Winograd asks why we attribute mind properties to computers but not to, say, clocks. The dominant view of mind assumes that cognition is based on systematic manipulation of representations, but there is another, non-representational way of looking at it as a form of "structural coupling" between a living organism and its environment. "The cognitive domain deals with the relevance of the changing structure of the system to behavior that is effective for its survival."

I won't try to summarize a book-length argument in a few paragraphs. I just want to point out that this whole AGI conversation rests on a premise that has been seriously challenged.

The fact that Altman can get away with saying stuff like "Once we build a generally intelligent system... we will ask it to figure out a way to make an investment return" is an indication of just how insane the mainstream AI discussion has gotten. At this point it sounds like straight-up religion being prophesied from on high.

2. The whole "capped profit" positioning at 100x return is absurd, as the author points out. Altman's argument for why it makes sense involves invoking the possibility that the AGI opportunity is so incomprehensibly enormous that if OpenAI manages to crack this particular nut, it could “maybe capture the light cone of all future value in the universe". Repent, ye sinners, for the kingdom of heaven is at hand!

3. Most troubling, perhaps, is OpenAI's transparent ploy to attempt to generate buzz and take the ethical high ground with their alarmist PR strategy. Altman's justification for OpenAI's fear-mongering, which I'll paraphrase as "look at what happened with Facebook", just doesn't hold up to scrutiny.
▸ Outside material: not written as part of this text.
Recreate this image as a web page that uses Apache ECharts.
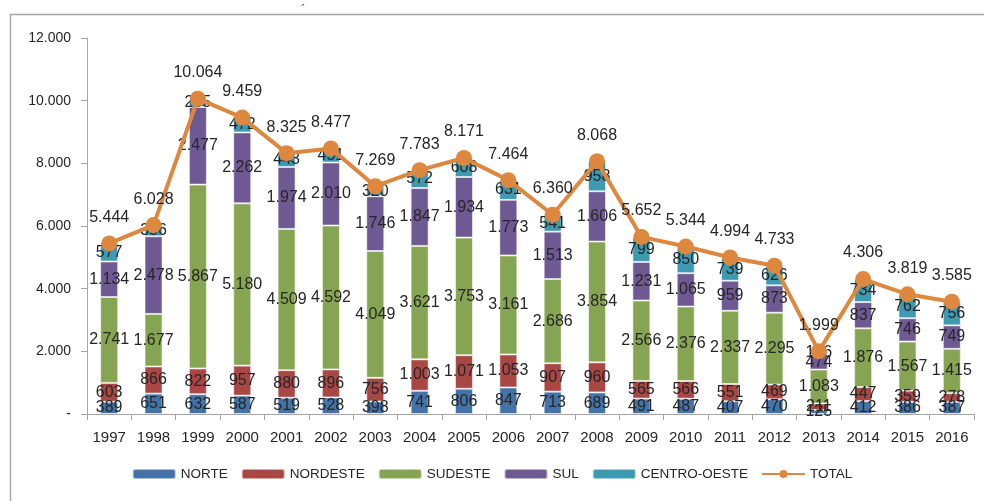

To begin with, Facebook was a real product from day one; AGI is currently a fantasy.

But there's a deeper problem with invoking Facebook. The lesson to be learned from Facebook's failure is that the real danger with tech isn't algorithms but the people that design them. Algorithms have no agency. They just do what they're supposed to do. But hiding behind the algorithm seems to be the preferred way for tech oligarchs to avoid taking responsibility for the problems they created.

The reason why I'm so troubled by OpenAI sounding the alarm bells about destructive AGI is that they are shifting the discussion away from the real threat: people. Especially people in power with virtually unlimited technological power and massive blind spots about the consequences of their actions. Give the algorithms a break!